Being homeless in 2007 was part of a consequence that started getting me un-stuck in life. In the therapy world, we used to call it the ‘law of emotional inertia.’

Based on the scientific principle, it simply means that a person stuck in a problem behavior will continue to stay stuck until big enough consequences move them forward.

Sometimes those consequences never come. Let us hope that what is going on now for Mr. Couch is sufficient.

Parents, caregivers, let’s not spread ‘affluenza’ this season. Even if you are as broke as the proverbial church mice, it is possible to spread this malady.

It is spread when you teach by actions that your words and warnings are somehow laughable, and to be ignored. When you threaten repeatedly but never follow through. When you yell or hit rather than teach.

I wonder if the grandparents in the restaurant thought to ‘practice’ going out to dinner with their little ones. To show them how to act before.

To not proceed on the principle of (I’ve actually heard a parent say this) “I’m not going to tell them anything, if we go out and they act up, I’ll just tear them up later.”

Such behavior teaches only that adults are out of control. Is that the lesson that we want to provide?

I wonder if the grandparents thought to ignore the children not eating their food. Then, when the kids wanted more, saying a simple, quiet, firm ‘no.’ And then, leaving if a tantrum started.

It might mean the adults not finishing their own breakfast, but it would have taught a very valuable lesson. If you act inappropriately in public, you miss out on good things.

Another thought, once home,  require the children to earn the privilege of going out with their grandparents again. Such outings should be privileges, not just things the kids expect they will get to do.

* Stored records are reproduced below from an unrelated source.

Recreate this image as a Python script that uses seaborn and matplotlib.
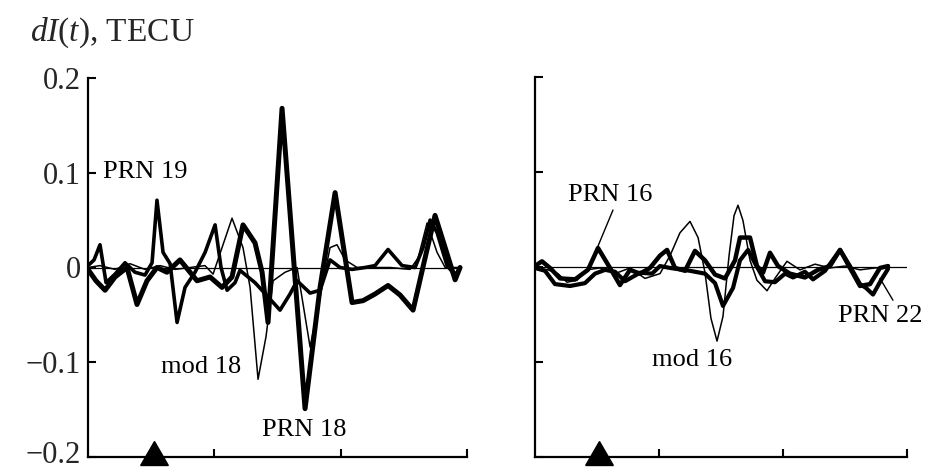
import matplotlib
matplotlib.use("Agg")
import matplotlib.pyplot as plt
import matplotlib.transforms as mtransforms
import seaborn as sns
import pandas as pd

# ---------------- data ----------------
# left panel
x_prn18 = [0, 0.063, 0.135, 0.214, 0.309, 0.388, 0.467, 0.546, 0.625, 0.728, 0.863, 0.966,
           1.061, 1.140, 1.227, 1.322, 1.378, 1.425, 1.536, 1.718, 1.837, 1.956, 2.090, 2.177,
           2.272, 2.375, 2.470, 2.573, 2.668, 2.747, 2.827, 2.906, 2.945]
y_prn18 = [-0.002, -0.014, -0.024, -0.010, 0.0, -0.039, -0.014, 0.0, -0.005, 0.008, -0.014, -0.010,
           -0.021, -0.010, 0.045, 0.026, -0.005, -0.058, 0.168, -0.149, -0.021, 0.079, -0.037, -0.035,
           -0.028, -0.019, -0.029, -0.045, 0.010, 0.055, 0.021, -0.013, 0.0]

x_prn19 = [0, 0.048, 0.095, 0.143, 0.214, 0.293, 0.372, 0.451, 0.507, 0.546, 0.594, 0.650,
           0.705, 0.768, 0.847, 0.927, 1.006, 1.053, 1.101, 1.164, 1.203, 1.322, 1.425, 1.520,
           1.599, 1.655, 1.758, 1.837, 1.916, 1.995, 2.090, 2.193, 2.272, 2.375, 2.486, 2.589,
           2.652, 2.708, 2.763, 2.842, 2.906, 2.945]
y_prn19 = [0.002, 0.008, 0.024, -0.016, -0.007, 0.005, -0.005, -0.008, 0.005, 0.071, 0.016, 0.004,
           -0.058, -0.021, -0.005, 0.016, 0.045, 0.0, -0.024, -0.016, -0.003, -0.016, -0.031, -0.045,
           -0.028, -0.014, -0.027, -0.024, 0.008, 0.0, -0.002, 0.0, 0.002, 0.019, 0.002, 0.0,
           0.021, 0.050, 0.037, 0.002, -0.008, 0.0]

x_mod18 = [0, 0.095, 0.214, 0.333, 0.451, 0.570, 0.689, 0.808, 0.926, 0.990, 1.061, 1.140,
           1.227, 1.283, 1.346, 1.409, 1.465, 1.560, 1.655, 1.758, 1.837, 1.916, 1.971, 2.035,
           2.130, 2.233, 2.391, 2.549, 2.613, 2.684, 2.763, 2.827, 2.945]
y_mod18 = [0, 0.002, -0.002, 0.004, -0.002, 0.002, -0.002, 0, 0.002, -0.007, 0.021, 0.052,
           0.021, -0.021, -0.118, -0.073, -0.014, -0.005, 0, -0.084, -0.031, 0.021, 0.024, 0.008,
           0, 0, 0, -0.002, 0.010, 0.047, 0.016, 0, 0]

# right panel
x_prn16 = [0, 0.056, 0.121, 0.202, 0.323, 0.427, 0.508, 0.605, 0.685, 0.766, 0.847, 0.927,
           1.008, 1.065, 1.129, 1.210, 1.290, 1.371, 1.452, 1.532, 1.613, 1.653, 1.734, 1.790,
           1.839, 1.895, 1.960, 2.056, 2.177, 2.282, 2.379, 2.460, 2.540, 2.621, 2.702, 2.782, 2.847]
y_prn16 = [0.001, 0.006, -0.001, -0.012, -0.013, -0.003, 0.020, -0.001, -0.019, -0.003, -0.007, -0.001,
           0.012, 0.018, -0.001, -0.004, 0.017, 0.007, -0.008, -0.012, 0.007, 0.031, 0.031, 0.001,
           -0.006, 0.015, 0.001, -0.007, -0.011, -0.003, 0.001, 0.018, -0.001, -0.020, -0.018, -0.001, 0.001]

x_prn22 = [0, 0.081, 0.161, 0.282, 0.403, 0.484, 0.565, 0.645, 0.726, 0.847, 0.944, 1.008,
           1.089, 1.250, 1.371, 1.452, 1.516, 1.597, 1.653, 1.718, 1.774, 1.855, 1.935, 2.016,
           2.081, 2.177, 2.242, 2.339, 2.460, 2.540, 2.621, 2.669, 2.726, 2.790, 2.847]
y_prn22 = [-0.001, -0.004, -0.018, -0.020, -0.017, -0.007, -0.003, -0.005, -0.015, -0.006, -0.007, 0.001,
           -0.001, -0.004, -0.007, -0.017, -0.041, -0.022, 0.007, 0.018, 0.004, -0.015, -0.016, -0.007,
           -0.011, -0.005, -0.013, -0.004, 0.018, 0.001, -0.018, -0.022, -0.029, -0.014, -0.002]

x_mod16 = [0, 0.105, 0.185, 0.258, 0.339, 0.419, 0.524, 0.645, 0.766, 0.887, 1.008, 1.089,
           1.169, 1.250, 1.315, 1.371, 1.419, 1.468, 1.516, 1.565, 1.605, 1.637, 1.677, 1.734,
           1.790, 1.871, 1.935, 2.032, 2.137, 2.258, 2.379, 2.500, 2.621, 2.742, 2.847]
y_mod16 = [-0.001, -0.003, -0.007, -0.016, -0.014, -0.003, -0.001, -0.007, -0.001, -0.012, -0.007, 0.012,
           0.036, 0.048, 0.031, -0.006, -0.054, -0.078, -0.052, 0.012, 0.054, 0.065, 0.049, 0.007,
           -0.014, -0.025, -0.012, 0.006, -0.003, 0.003, -0.001, 0.001, -0.003, -0.001, -0.001]

y_ticks = [-0.2, -0.1, 0.0, 0.1, 0.2]
y_tick_labels = ["\u22120.2", "\u22120.1", "0", "0.1", "0.2"]
x_ticks = [1, 2, 3]
event_x = 0.52
left_zero_end = 2.95
right_zero_end = 3.0
title = r"$dI(t)$, TECU"

# ---------------- style ----------------
sns.set_theme(style="white")
plt.rcParams["font.family"] = ["Liberation Serif", "DejaVu Serif"]
plt.rcParams["mathtext.fontset"] = "custom"
plt.rcParams["mathtext.rm"] = "Liberation Serif"
plt.rcParams["mathtext.it"] = "Liberation Serif:italic"

fig = plt.figure(figsize=(9.28, 4.72), dpi=100)
axL = fig.add_axes([88 / 928, 1 - 457 / 472, 379 / 928, 379 / 472])
axR = fig.add_axes([535 / 928, 1 - 457 / 472, 372 / 928, 380 / 472])

def draw(ax, xs, ys, lw):
    sns.lineplot(x=xs, y=ys, ax=ax, color="black", linewidth=lw, sort=False,
                 estimator=None, solid_joinstyle="round", solid_capstyle="round")

for ax, zend in ((axL, left_zero_end), (axR, right_zero_end)):
    ax.plot([0, zend], [0, 0], color="black", lw=0.9)

draw(axL, x_mod18, y_mod18, 1.1)
draw(axL, x_prn19, y_prn19, 2.6)
draw(axL, x_prn18, y_prn18, 3.6)

draw(axR, x_mod16, y_mod16, 1.1)
draw(axR, x_prn22, y_prn22, 3.0)
draw(axR, x_prn16, y_prn16, 3.2)

for ax in (axL, axR):
    ax.set_xlim(0, 3)
    ax.set_ylim(-0.2, 0.2)
    for s in ("top", "right"):
        ax.spines[s].set_visible(False)
    for s in ("left", "bottom"):
        ax.spines[s].set_linewidth(1.6)
        ax.spines[s].set_color("black")
    ax.set_xticks(x_ticks)
    ax.set_xticklabels([])
    ax.set_yticks(y_ticks)
    ax.tick_params(direction="in", length=6, width=1.5, color="black",
                   left=True, bottom=True, top=False, right=False)
    ax.plot([event_x], [-0.2], marker=(3, 0, 0), ms=23, color="black",
            clip_on=False, zorder=10)
    ax.set_xlabel("")
    ax.set_ylabel("")

axL.set_yticklabels(y_tick_labels, fontsize=22)
axL.tick_params(axis="y", pad=5)
axR.set_yticklabels([])
# nudge the lowest tick label up a little so it stays inside the figure
lowest = axL.get_yticklabels()[0]
lowest.set_transform(lowest.get_transform() +
                     mtransforms.ScaledTranslation(0, 5 / 100, fig.dpi_scale_trans))

# labels
lab = dict(fontsize=19, color="black")
axL.text(0.119, 0.101, "PRN 19", ha="left", va="center", **lab)
axL.text(0.895, -0.105, "mod 18", ha="center", va="center", **lab)
axL.text(1.71, -0.171, "PRN 18", ha="center", va="center", **lab)

axR.text(0.605, 0.076, "PRN 16", ha="center", va="center", **lab)
axR.plot([0.629, 0.508], [0.060, 0.022], color="black", lw=1.0)
axR.text(1.266, -0.098, "mod 16", ha="center", va="center", **lab)
axR.text(2.444, -0.052, "PRN 22", ha="left", va="center", clip_on=False, **lab)
axR.plot([2.782, 2.887], [-0.012, -0.035], color="black", lw=1.0)

fig.text(30 / 928, 1 - 33 / 472, title, fontsize=24, ha="left", va="center")

fig.savefig("out.png", dpi=100)
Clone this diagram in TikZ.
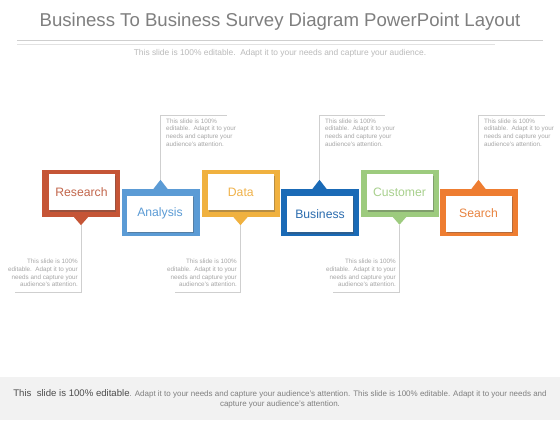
\documentclass[tikz,border=0pt]{standalone}
\usepackage{fontspec}
\setmainfont{Liberation Sans}
\usetikzlibrary{shadows,calc}
\definecolor{cR}{HTML}{C55536}
\definecolor{tR}{HTML}{C2664C}
\definecolor{cA}{HTML}{5B9BD5}
\definecolor{tA}{HTML}{5B9BD5}
\definecolor{cD}{HTML}{F0B13F}
\definecolor{tD}{HTML}{F0B24A}
\definecolor{cB}{HTML}{1A6AB6}
\definecolor{tB}{HTML}{2B6CAE}
\definecolor{cC}{HTML}{9DCB7E}
\definecolor{tC}{HTML}{A8D08D}
\definecolor{cS}{HTML}{EE7D31}
\definecolor{tS}{HTML}{E8833F}
\definecolor{lineG}{HTML}{CFCFCF}
\definecolor{txtG}{HTML}{A6A6A6}
\definecolor{titleG}{HTML}{7F7F7F}
\definecolor{footG}{HTML}{F2F2F2}
\tikzset{
  outerbox/.style={fill=#1, draw=none, minimum width=78bp, minimum height=47bp, inner sep=0pt},
  innerbox/.style={fill=white, draw=none, minimum width=66bp, minimum height=36bp, inner sep=0pt,
    text=#1, font=\fontsize{12.2bp}{14bp}\selectfont,
    drop shadow={shadow xshift=1.2bp, shadow yshift=-1.5bp, opacity=0.35, fill=black!70}},
  conn/.style={draw=lineG, line width=0.7bp},
  callL/.style={anchor=west, align=left, inner sep=0pt, text=txtG, font=\fontsize{6.3bp}{7.6bp}\selectfont},
  callR/.style={anchor=east, align=right, inner sep=0pt, text=txtG, font=\fontsize{6.3bp}{7.6bp}\selectfont},
}
\newcommand{\calltext}{This slide is 100\%\\ editable.\ \ Adapt it to your\\ needs and capture your\\ audience's attention.}
\begin{document}
\begin{tikzpicture}[x=1bp,y=-1bp]
\useasboundingbox (0,0) rectangle (560,420);
\fill[white] (0,0) rectangle (560,420);
% title
\node[text=titleG, font=\fontsize{18.6bp}{22bp}\selectfont, inner sep=0pt] (title) at (280,22) {Business To Business Survey Diagram PowerPoint Layout};
\coordinate (l1a) at (17,40.7); \coordinate (l1b) at (543,40.7);
\coordinate (l2a) at (17,44.3); \coordinate (l2b) at (495,44.3);
\draw[draw=lineG, line width=0.8bp] (l1a) -- (l1b);
\draw[draw=lineG!60, line width=0.6bp] (l2a) -- (l2b);
\node[text=lineG!90!black, font=\fontsize{8.4bp}{10bp}\selectfont, inner sep=0pt] (sub) at (280,53) {This slide is 100\% editable.\ \ Adapt it to your needs and capture your audience.};

% footer
\fill[footG] (0,377) rectangle (560,420);
\node[align=center, inner sep=0pt, text=titleG, font=\fontsize{8.0bp}{10bp}\selectfont] (foot) at (280,399) {{\color{black!70}\fontsize{9.6bp}{10bp}\selectfont This\ \ slide is 100\% editable}. Adapt it to your needs and capture your audience's attention. This slide is 100\% editable. Adapt it to your needs and\\ capture your audience's attention.};

% Research (pointer down)
\node[outerbox=cR] (rO) at (81,193.5) {};
\fill[cR] ($(rO.south)+(-7,0)$) -- ($(rO.south)+(7,0)$) -- ($(rO.south)+(0,8)$) -- cycle;
\coordinate (rT) at ($(rO.south)+(0,8)$);
\node[innerbox=tR] (rI) at (81.5,192.3) {Research};
\coordinate (rE) at (15,292);
\draw[conn] (rT) |- (rE);
\node[callR] (rC) at (78,273) {\calltext};

% Analysis (pointer up)
\node[outerbox=cA] (aO) at (160.5,212.5) {};
\fill[cA] ($(aO.north)+(-7,0)$) -- ($(aO.north)+(7,0)$) -- ($(aO.north)+(0,-9)$) -- cycle;
\coordinate (aT) at ($(aO.north)+(0,-9)$);
\node[innerbox=tA] (aI) at (160,213.8) {Analysis};
\coordinate (aE) at (227,115);
\draw[conn] (aT) |- (aE);
\node[callL] (aC) at (166,132.5) {\calltext};

% Data (pointer down)
\node[outerbox=cD] (dO) at (240.5,193.5) {};
\fill[cD] ($(dO.south)+(-7,0)$) -- ($(dO.south)+(7,0)$) -- ($(dO.south)+(0,8)$) -- cycle;
\coordinate (dT) at ($(dO.south)+(0,8)$);
\node[innerbox=tD] (dI) at (240.8,192.3) {Data};
\coordinate (dE) at (175,292);
\draw[conn] (dT) |- (dE);
\node[callR] (dC) at (237,273) {\calltext};

% Business (pointer up)
\node[outerbox=cB] (bO) at (319.5,212.5) {};
\fill[cB] ($(bO.north)+(-7,0)$) -- ($(bO.north)+(7,0)$) -- ($(bO.north)+(0,-9)$) -- cycle;
\coordinate (bT) at ($(bO.north)+(0,-9)$);
\node[innerbox=tB] (bI) at (320,214) {Business};
\coordinate (bE) at (385,115);
\draw[conn] (bT) |- (bE);
\node[callL] (bC) at (325,132.5) {\calltext};

% Customer (pointer down)
\node[outerbox=cC] (cO) at (399.5,193) {};
\fill[cC] ($(cO.south)+(-7,0)$) -- ($(cO.south)+(7,0)$) -- ($(cO.south)+(0,8)$) -- cycle;
\coordinate (cT) at ($(cO.south)+(0,8)$);
\node[innerbox=tC] (cI) at (399.5,192) {Customer};
\coordinate (cE) at (333,292);
\draw[conn] (cT) |- (cE);
\node[callR] (cC) at (396,273) {\calltext};

% Search (pointer up)
\node[outerbox=cS] (sO) at (478.5,212.5) {};
\fill[cS] ($(sO.north)+(-7,0)$) -- ($(sO.north)+(7,0)$) -- ($(sO.north)+(0,-9)$) -- cycle;
\coordinate (sT) at ($(sO.north)+(0,-9)$);
\node[innerbox=tS] (sI) at (478.5,213.5) {Search};
\coordinate (sE) at (545,115);
\draw[conn] (sT) |- (sE);
\node[callL] (sC) at (484,132.5) {\calltext};
\end{tikzpicture}
\end{document}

What is ‘cute’ or worthy of an exasperated eye roll at age 5 is not going to be nearly as cute at age 15 when parents or grandparents are dealing with the juvenile justice officer. Kiddie drama might seem funny at a young age. I guarantee you that adolescent troubles are much less so.

It may be that Ethan Couch and his mother are beyond help. I don’t believe that. Ethan, if he is placed in a structured (maybe even boot-camp) environment might have a chance.

Deep down, he knows right from wrong. So does his mother.

Maybe some boot camp time would be good for her too.